In preparation for the opening of the data science faculty of Shiga University, I contacted more than 100 companies for possible cooperation. The real value in contacting and interviewing these companies was that we could gain insights into trends in data science in Japanese companies. Many companies now have lots of data, but do not have people with the appropriate skills for analyzing this data. Many large companies have recently set up data science departments, but have difficulty finding suitable personnel for the department. These companies are interested in hiring graduates from our faculty.

4 Prospects for statistics and data science in Japan

The arrival of the big data era has opened a window of opportunity for statistics in Japan, where there were previously almost no statistics department. Statistics education in Japan must adjust to these new challenges. The Japanese government and Japanese industry have become very aware of the need for statisticians and data scientists. The job prospects for our graduates will be good for some time to come. Also, there is a strong need for updating the data science skills of current company employees. This is the reason for launching a master’s program in data science at Shiga University. Yokohama City University has plans to open a similar course.

The success of data science at Shiga University and Yokohama City University is being closely watched by other universities in Japan. With the decline and aging of the Japanese population, many universities are facing financial difficulties. National universities have to operate under tight budgets and it is difficult to form a new faculty in national universities. However, if Shiga University and Yokoyama City University are successful, then other universities will follow.

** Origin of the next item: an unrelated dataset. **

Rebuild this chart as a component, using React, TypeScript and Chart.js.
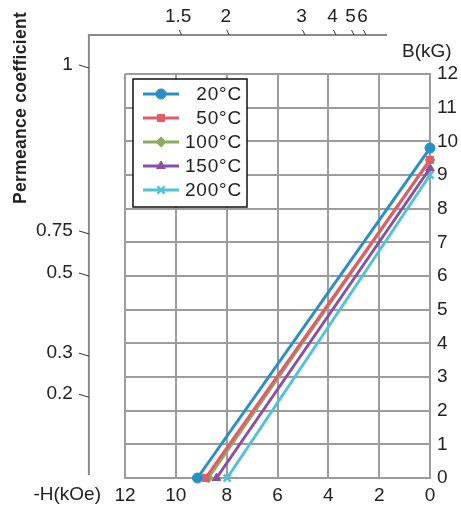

Recently, artificial intelligence (AI) is much talked about and there is an inflated expectation that AI will make many professions obsolete, including data scientists. Since the progress in the field of AI is so fast, we cannot predict what will happen. However, current AI technologies are based on improvements in predictive modeling based on big data. These models are complicated and tend to be black box models. As noted above, big data is observational data and predictive modeling cannot give insight into causal interpretations. We will need knowledgeable people to interpret big data for the foreseeable future.